--- START OF Source excerpt ---

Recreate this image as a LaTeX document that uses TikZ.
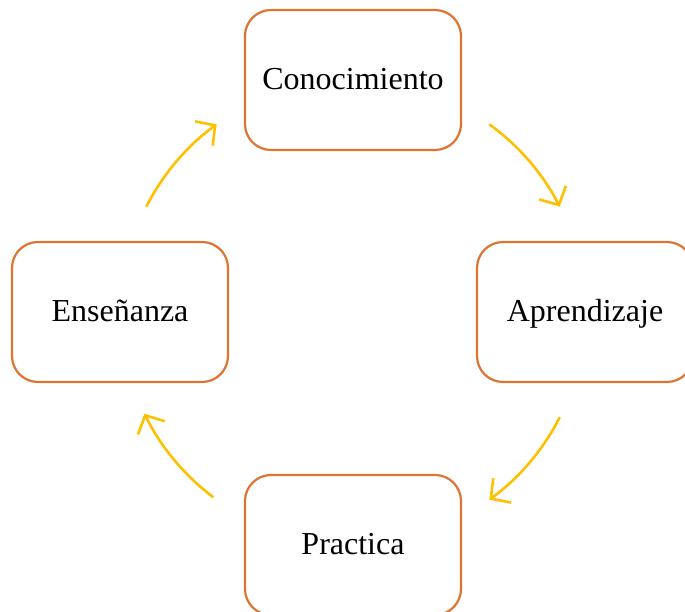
\documentclass[tikz,border=0pt]{standalone}
\usepackage{fontspec}
\setmainfont{Liberation Serif}
\usetikzlibrary{arrows.meta}
\definecolor{naranja}{HTML}{DE7430}
\definecolor{oro}{HTML}{FFC000}
\tikzset{
	caja/.style={draw=naranja,line width=2.2pt,rounded corners=26pt,minimum width=216pt,minimum height=140pt,text height=22pt,text depth=2pt,font=\fontsize{32}{38}\selectfont},
	flecha/.style={oro,line width=2.6pt,->}
}
\begin{document}
\begin{tikzpicture}[x=1pt,y=1pt,>={Straight Barb[length=14pt,width=30pt]}]
			\useasboundingbox (0,0) rectangle (685,612);
			\coordinate (c) at (353,300);
			\node[caja] (con) at (353,532) {Conocimiento};
			\node[caja] (apr) at (585,300) {Aprendizaje};
			\node[caja] (pra) at (353,67) {Practica};
			\node[caja] (ens) at (120,300) {Enseñanza};
			% ciclo
			\foreach \a in {54,-27,233,153}
				\draw[flecha] ([shift={(\a:232)}]c) arc[start angle=\a,delta angle=-27,radius=232];
		\end{tikzpicture}
\end{document}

--- END OF Source excerpt ---

#### Exercise prompt:
Copy out each line exactly, without the pictures.

#### The output:
Recreate this image as a LaTeX document that uses TikZ.
\documentclass[tikz,border=0pt]{standalone}
\usepackage{fontspec}
\setmainfont{Liberation Serif}
\usetikzlibrary{arrows.meta}
\definecolor{naranja}{HTML}{DE7430}
\definecolor{oro}{HTML}{FFC000}
\tikzset{
	caja/.style={draw=naranja,line width=2.2pt,rounded corners=26pt,minimum width=216pt,minimum height=140pt,text height=22pt,text depth=2pt,font=\fontsize{32}{38}\selectfont},
	flecha/.style={oro,line width=2.6pt,->}
}
\begin{document}
\begin{tikzpicture}[x=1pt,y=1pt,>={Straight Barb[length=14pt,width=30pt]}]
			\useasboundingbox (0,0) rectangle (685,612);
			\coordinate (c) at (353,300);
			\node[caja] (con) at (353,532) {Conocimiento};
			\node[caja] (apr) at (585,300) {Aprendizaje};
			\node[caja] (pra) at (353,67) {Practica};
			\node[caja] (ens) at (120,300) {Enseñanza};
			% ciclo
			\foreach \a in {54,-27,233,153}
				\draw[flecha] ([shift={(\a:232)}]c) arc[start angle=\a,delta angle=-27,radius=232];
		\end{tikzpicture}
\end{document}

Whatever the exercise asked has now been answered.